What is being asked
Only the lines from the start of the data below through the line that contains "const gibbsValues = [95.0, 48.0, 43.2, 82.9, 11.7, 15.8, 52.3];" are to be copied, exactly and without pictures.

Data block
::::::::::

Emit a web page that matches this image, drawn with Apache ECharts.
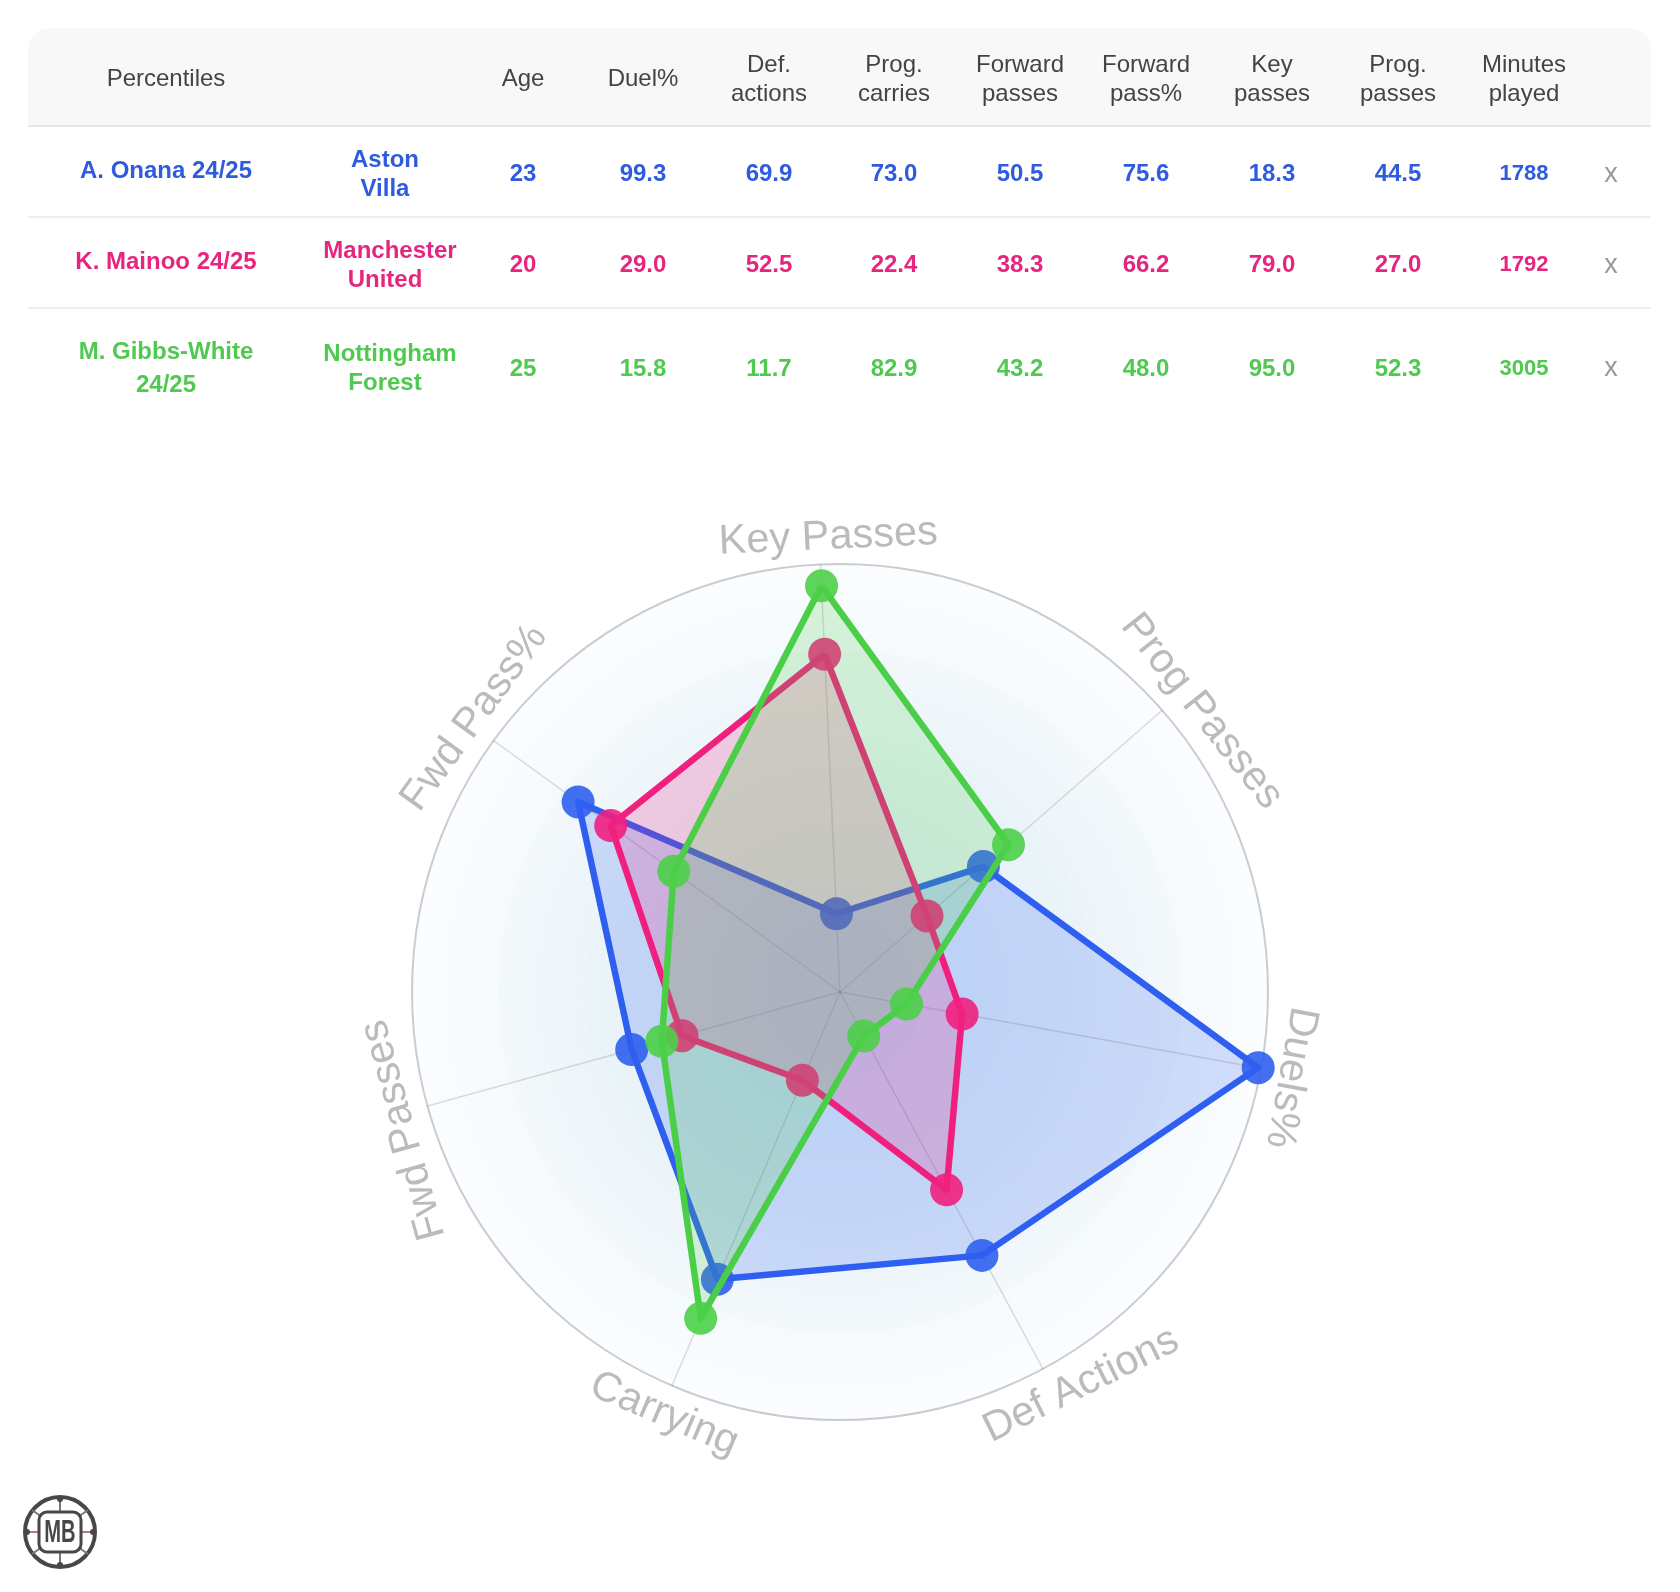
<!DOCTYPE html>
<html>
<head>
<meta charset="utf-8">
<title>Percentiles</title>
<script src="https://cdn.jsdelivr.net/npm/echarts@6/dist/echarts.min.js"></script>
<style>
  html, body { margin: 0; padding: 0; background: #fff; }
  #main { width: 1680px; height: 1592px; }
</style>
</head>
<body>
<div id="main"></div>
<script>
// radar axes, counter-clockwise from the top
const axisNames = ['Key Passes', 'Fwd Pass%', 'Fwd Passes', 'Carrying', 'Def Actions', 'Duels%', 'Prog Passes'];
const onanaValues = [18.3, 75.6, 50.5, 73.0, 69.9, 99.3, 44.5];
const mainooValues = [79.0, 66.2, 38.3, 22.4, 52.5, 29.0, 27.0];
const gibbsValues = [95.0, 48.0, 43.2, 82.9, 11.7, 15.8, 52.3];

// table
const headers = ['Percentiles', '', 'Age', 'Duel%', 'Def.\nactions', 'Prog.\ncarries', 'Forward\npasses', 'Forward\npass%', 'Key\npasses', 'Prog.\npasses', 'Minutes\nplayed'];
const onanaRow = ['A. Onana 24/25', 'Aston\nVilla', '23', '99.3', '69.9', '73.0', '50.5', '75.6', '18.3', '44.5', '1788'];
const mainooRow = ['K. Mainoo 24/25', 'Manchester\nUnited', '20', '29.0', '52.5', '22.4', '38.3', '66.2', '79.0', '27.0', '1792'];
const gibbsRow = ['M. Gibbs-White\n24/25', 'Nottingham\nForest', '25', '15.8', '11.7', '82.9', '43.2', '48.0', '95.0', '52.3', '3005'];

const BLUE = '#2f5ff0';
const PINK = '#f0207f';
const GREEN = '#4ccf48';
const FONT = '"Liberation Sans", Arial, sans-serif';

const cx = 840, cy = 992, radius = 428;
const startAngle = 92.6;
const columnX = [166, 385, 523, 643, 769, 894, 1020, 1146, 1272, 1398, 1524];

// hand nudges for the rim labels, same order as axisNames
const labelNudgeX = [9, 5, 5, 4, 24, 0, 17];
const labelNudgeY = [3, -5, 16, 1, -10, 4, 21];
const labelTilt = [0, 0, 0, 0, -2, 0, -3];

function txt(x, y, text, size, color, bold, extra) {
  return Object.assign({
    type: 'text',
    x: x,
    y: y,
    z: 10,
    style: {
      text: text,
      fill: color,
      font: (bold ? 'bold ' : '') + size + 'px ' + FONT,
      align: 'center',
      verticalAlign: 'middle',
      lineHeight: 29
    }
  }, extra || {});
}

function rowLine(y, color, width) {
  return {
    type: 'line',
    shape: { x1: 28, y1: y, x2: 1651, y2: y },
    style: { stroke: color, lineWidth: width },
    z: 5
  };
}

function tableGraphics() {
  const out = [];
  out.push({
    type: 'rect',
    shape: { x: 28, y: 28, width: 1623, height: 98, r: [22, 22, 0, 0] },
    style: { fill: '#f8f8f8' },
    z: 1
  });
  out.push(rowLine(126, '#e6e6e6', 2));
  out.push(rowLine(217, '#eeeeee', 2));
  out.push(rowLine(308, '#eeeeee', 2));

  headers.forEach((h, i) => {
    if (h) out.push(txt(columnX[i], 79.5, h, 24, '#444444', false));
  });

  const rows = [
    { cells: onanaRow, color: '#2f5bde', nameY: 171, teamY: 175, valueY: 174, xY: 175 },
    { cells: mainooRow, color: '#e6267e', nameY: 262, teamY: 266, valueY: 265, xY: 266 },
    { cells: gibbsRow, color: '#4fc94f', nameY: 369, teamY: 369, valueY: 369, xY: 369 }
  ];
  rows.forEach((r) => {
    r.cells.forEach((c, i) => {
      if (i === 1) {
        // long club names overflow their cell to the right
        const lines = c.split('\n');
        lines.forEach((line, k) => {
          const nudge = line.length >= 10 ? 5 : 0;
          out.push(txt(columnX[i] + nudge, r.teamY - 14.5 + k * 29, line, 24, r.color, true));
        });
        return;
      }
      let y = r.valueY;
      let size = 24;
      if (i === 0) y = r.nameY;
      if (i === 10) size = 22;
      const g = txt(columnX[i], y, c, size, r.color, true);
      if (i === 0 && c.indexOf('\n') > -1) g.style.lineHeight = 33;
      out.push(g);
    });
    out.push(txt(1611, r.xY, 'x', 27, '#999999', false));
  });
  return out;
}

// axis names follow the rim, the two at the bottom stay readable
function axisLabelGraphics() {
  return axisNames.map((name, i) => {
    const deg = startAngle + i * 360 / axisNames.length;
    const rad = deg * Math.PI / 180;
    const x = cx + 458 * Math.cos(rad) + labelNudgeX[i];
    const y = cy - 458 * Math.sin(rad) + labelNudgeY[i];
    let rot = deg - 90 + labelTilt[i];
    if (name === 'Carrying' || name === 'Def Actions') rot += 180;
    return txt(x, y, name, 41.5, '#bbbbbb', false, { rotation: rot * Math.PI / 180 });
  });
}

function logoGraphics() {
  const lx = 60, ly = 1532, stroke = '#474747';
  const out = [];
  out.push({ type: 'circle', shape: { cx: lx, cy: ly, r: 35 }, style: { fill: '#fff', stroke: stroke, lineWidth: 4 }, z: 6 });
  [[lx, ly - 35, lx, ly - 21, '#777'], [lx, ly + 21, lx, ly + 35, '#777'],
   [lx - 35, ly, lx - 21, ly, '#b07a80'], [lx + 21, ly, lx + 35, ly, '#b07a80'],
   [lx - 28, ly - 22, lx - 18, ly - 15, '#777'], [lx + 18, ly - 15, lx + 28, ly - 22, '#777'],
   [lx - 28, ly + 22, lx - 18, ly + 15, '#777'], [lx + 18, ly + 15, lx + 28, ly + 22, '#777']
  ].forEach((s) => {
    out.push({ type: 'line', shape: { x1: s[0], y1: s[1], x2: s[2], y2: s[3] }, style: { stroke: s[4], lineWidth: 2 }, z: 6 });
  });
  [[lx, ly - 33], [lx, ly + 33], [lx - 33, ly], [lx + 33, ly]].forEach((p) => {
    out.push({ type: 'circle', shape: { cx: p[0], cy: p[1], r: 3 }, style: { fill: stroke }, z: 6 });
  });
  out.push({ type: 'rect', shape: { x: lx - 21, y: ly - 20, width: 42, height: 40, r: 8 }, style: { fill: '#fff', stroke: stroke, lineWidth: 3 }, z: 7 });
  out.push(txt(lx, ly + 1, 'MB', 31, stroke, true, { z: 8, scaleX: 0.65 }));
  return out;
}

function ringFill(r0, r1, inner, outer) {
  return {
    type: 'radial',
    x: cx,
    y: cy,
    r: radius * r1,
    global: true,
    colorStops: [
      { offset: 0, color: inner },
      { offset: r0 / r1, color: inner },
      { offset: 1, color: outer }
    ]
  };
}

function radarSeries(name, values, color, z) {
  return {
    type: 'radar',
    z: z,
    name: name,
    symbol: 'circle',
    symbolSize: 33,
    lineStyle: { color: color, width: 6.5 },
    itemStyle: { color: color, opacity: 0.9 },
    areaStyle: { color: color, opacity: 0.2 },
    data: [{ name: name, value: values }]
  };
}

const chart = echarts.init(document.getElementById('main'), null, { renderer: 'canvas' });

chart.setOption({
  backgroundColor: '#ffffff',
  animation: false,
  radar: {
    center: [cx, cy],
    radius: radius,
    startAngle: startAngle,
    shape: 'circle',
    splitNumber: 5,
    indicator: axisNames.map((n) => ({ name: n, min: 0, max: 100 })),
    axisName: { show: false },
    axisLine: { lineStyle: { color: 'rgba(90,90,90,0.2)', width: 1.5 } },
    axisTick: { show: false },
    splitLine: {
      lineStyle: {
        color: ['transparent', 'transparent', 'transparent', 'transparent', 'transparent', '#c9ccd3'],
        width: 2
      }
    },
    splitArea: {
      areaStyle: {
        color: [
          ringFill(0, 0.2, '#dcebf7', '#dfedf7'),
          ringFill(0.2, 0.4, '#e0eef8', '#e5f0f8'),
          ringFill(0.4, 0.6, '#e6f1f8', '#ebf4f9'),
          ringFill(0.6, 0.8, '#edf5fa', '#f3f8fb'),
          ringFill(0.8, 1, '#f5fafd', '#fbfdfe')
        ]
      }
    }
  },
  series: [
    radarSeries('A. Onana 24/25', onanaValues, BLUE, 2),
    radarSeries('K. Mainoo 24/25', mainooValues, PINK, 3),
    radarSeries('M. Gibbs-White 24/25', gibbsValues, GREEN, 4)
  ],
  graphic: { elements: tableGraphics().concat(axisLabelGraphics(), logoGraphics()) }
});
</script>
</body>
</html>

::::::::::

Worked solution
Emit a web page that matches this image, drawn with Apache ECharts.
<!DOCTYPE html>
<html>
<head>
<meta charset="utf-8">
<title>Percentiles</title>
<script src="https://cdn.jsdelivr.net/npm/echarts@6/dist/echarts.min.js"></script>
<style>
  html, body { margin: 0; padding: 0; background: #fff; }
  #main { width: 1680px; height: 1592px; }
</style>
</head>
<body>
<div id="main"></div>
<script>
// radar axes, counter-clockwise from the top
const axisNames = ['Key Passes', 'Fwd Pass%', 'Fwd Passes', 'Carrying', 'Def Actions', 'Duels%', 'Prog Passes'];
const onanaValues = [18.3, 75.6, 50.5, 73.0, 69.9, 99.3, 44.5];
const mainooValues = [79.0, 66.2, 38.3, 22.4, 52.5, 29.0, 27.0];
const gibbsValues = [95.0, 48.0, 43.2, 82.9, 11.7, 15.8, 52.3];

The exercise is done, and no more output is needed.